Many economists have long claimed that the current economic recovery is not really all that different from previous recession recoveries.  The average recession usually takes less than a year or two to bounce back, while more systematic financial crashes after the postwar era often take about four years. After the Great Depression, it took about ten years for GDP to get back to pre-depression levels.

We may have to redefine the whole recession and recovery. Here is what Rogoff and Reinhart, authors of ‘This Time is Different’, suggest:

What’s the best way to accurately calibrate recession and recovery after a deep financial crisis? It isn’t enough simply to establish when per capita GDP growth resumes, as economists have traditionally done to mark the end of a conventional recession. As we emphasized in our book, “This Time Is Different,” it is essential to measure where an economy stands compared with pre-crisis levels of important variables such as output, unemployment and housing prices.

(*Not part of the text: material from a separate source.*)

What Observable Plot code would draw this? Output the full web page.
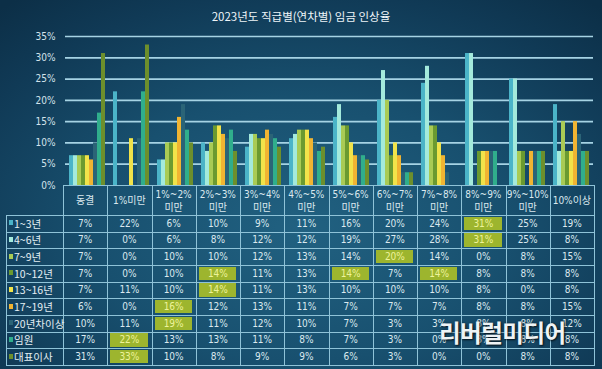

There also is the interesting question of whether, after a deep financial crisis, an economy will ever fully reach its earlier trajectory for trend GDP, or whether some output capacity is lost forever. Researchers at the Organization for Economic Cooperation and Development found that the most likely scenario involves some permanent loss, though extrapolations over long time periods — a decade or more — are necessarily subject to a high degree of uncertainty.

 

In the end, we need to wait and see where the economy will stand in a few months and in a few years.  Everyone is waiting for a full-recovery but it’s not happening the way we expect it to.